After everything that happened this year, I was really left wondering if I was as talented I thought, or if what I produced was really the best case scenario. But 2014 is a new opportunity and I have reassessed my goals, and my motivations have transformed for the better.

So, I was definitely ready for some down time and finally settle back into Albuquerque and dust off all of my relationships and sort out earning an income and start brainstorming for 2014. Then bam, my car died. And wouldn’t un-die. Mysterious electrical problems plagued my Volkswagen all fall and left it shop ridden. During this time I was left to bike commuting all over the city for work and training. Though time in the saddle wasn’t necessarily bad, I was still left out of balance. Also in the midst of this month, my close family friend who was a father figure and mentor to me was diagnosed with terminal pancreatic cancer.  I finally got my car back and made it back to Leadville for Christmas, only to see Bill for the last time. He passed on December 27. I lost my drive and passion for training as I mourned. This man held me before my mother at birth and has backed me on all my life goals.

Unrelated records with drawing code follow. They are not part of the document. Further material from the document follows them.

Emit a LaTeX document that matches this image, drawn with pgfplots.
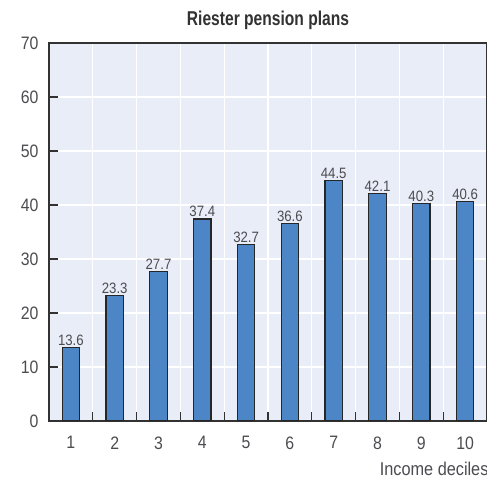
\documentclass[border=0pt]{standalone}
\usepackage{fontspec}
\setmainfont{Liberation Sans}[FakeStretch=0.88]
\newfontfamily\titlefont{Liberation Sans}[FakeStretch=0.78]
\usepackage{pgfplots}
\pgfplotsset{compat=1.18}
\definecolor{bgc}{RGB}{233,237,247}
\definecolor{barc}{RGB}{76,134,198}
\definecolor{txtc}{RGB}{75,75,80}
\definecolor{axc}{RGB}{50,50,50}
\begin{document}
\begin{tikzpicture}
\useasboundingbox (-49pt,-60pt) rectangle (438pt,421pt);
\begin{axis}[
  at={(0pt,0pt)}, anchor=origin,
  scale only axis, width=438pt, height=378pt,
  xmin=0.5, xmax=10.5, ymin=0, ymax=70,
  axis background/.style={fill=bgc},
  axis line style={axc, line width=1.2pt},
  xtick={1.5,2.5,...,9.5}, xticklabels={},
  extra x ticks={1,...,10},
  extra x tick style={major tick length=0pt, grid=none},
  ytick={0,10,...,70},
  xmajorgrids, ymajorgrids, grid style={white, line width=1.2pt},
  every tick/.style={axc, line width=1.2pt},
  major tick length=8.5pt,
  tick align=inside, xtick pos=bottom, ytick pos=left,
  /pgf/number format/assume math mode=true,
  ticklabel style={font=\fontsize{18}{19}\selectfont, text=txtc},
  yticklabel style={xshift=-7pt},
  xticklabel style={yshift=-12pt},
  title={\titlefont\bfseries Riester pension plans},
  title style={font=\fontsize{20}{21}\selectfont, text=axc, yshift=4pt},
  xlabel={Income deciles},
  xlabel style={font=\fontsize{18.5}{19}\selectfont, text=txtc, at={(1,0)}, anchor=north east, yshift=-38pt, xshift=5pt},
  nodes near coords,
  every node near coord/.append style={font=\fontsize{15}{16}\selectfont, text=txtc, yshift=-2pt},
]
\addplot[ybar, bar width=17.5pt, fill=barc, draw=black!85, line width=1.2pt,
  point meta=explicit symbolic] table[meta=l] {
x y l
1 13.6 13.6
2 23.3 23.3
3 27.7 27.7
4 37.4 37.4
5 32.7 32.7
6 36.6 36.6
7 44.5 44.5
8 42.1 42.1
9 40.3 40.3
10 40.6 40.6
};
\end{axis}
\end{tikzpicture}
\end{document}
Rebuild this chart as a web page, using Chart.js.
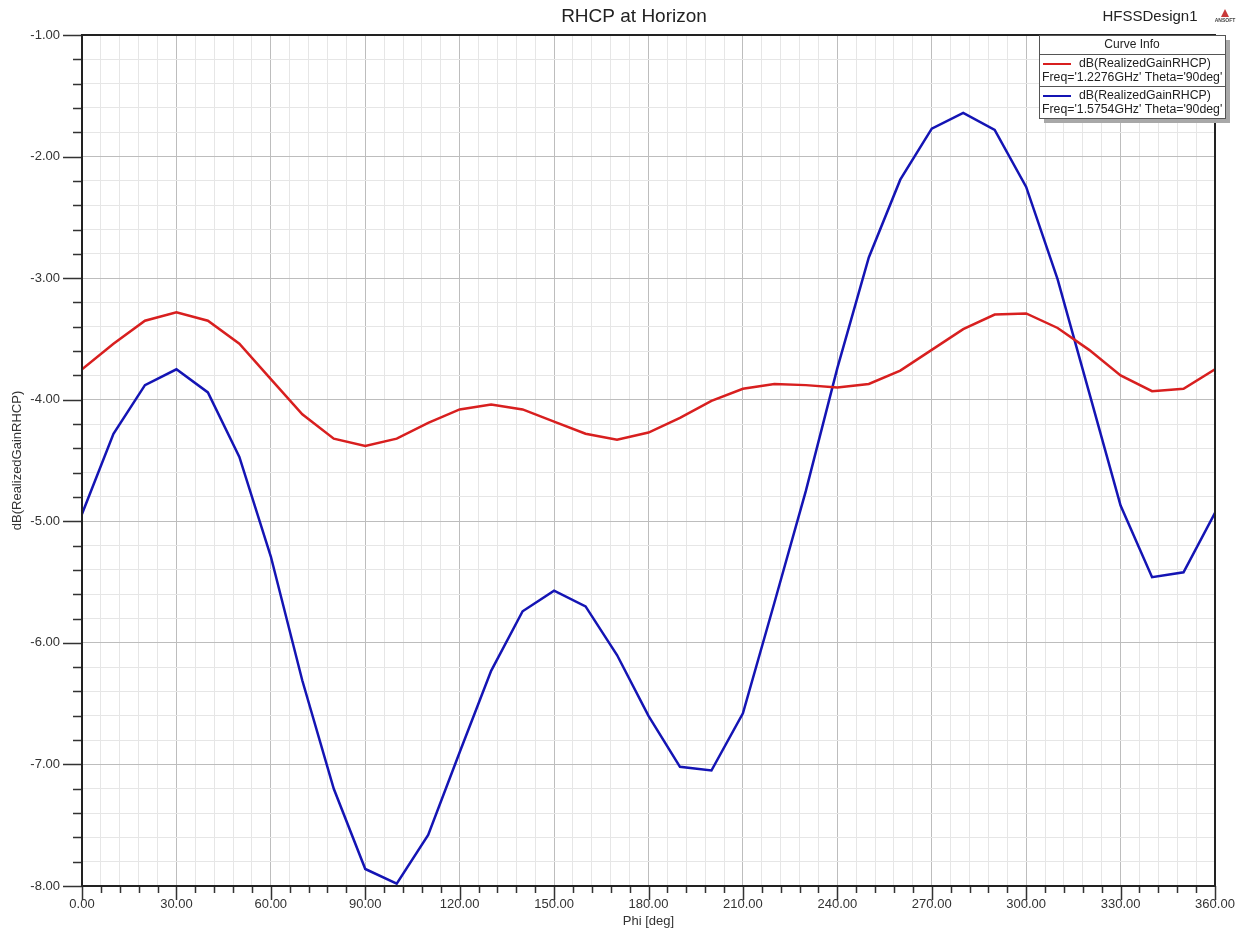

I was so glad to start the New Year and leave 2013 in the dust. The first thing on my to do list was a training camp in Cozumel with my coach and a team mate, Sierra Smith. It was just what I needed emotionally, physically and mentally to get back on track. The week training on the island literally brought me back to life. I’ll touch more on this trip next post. Unfortunately just as I got some traction in life I got in a car wreck and totaled my car when I returned. That really sucked. But I dealt with it and kept moving forward. Luckily no one was injured and my insurance covered everything.  

It is nice to break the radio silence. I am back on track finally. And oddly enough, I am excited to race this year and see what happens.  

 

 

Thanks to Trista Francis of iTz Multisport, Chasing 3, Melanzana, Team Psycho, Tifosi Optics, and Pedal Power for supporting me in 2013.

 

 

Current mantras:

“you have to move through mediocrity on your way to perfection”

“hard work beats talent, when talent doesn’t work”

“People of accomplishment rarely sit back and let things happen to them, they go out and happen to things.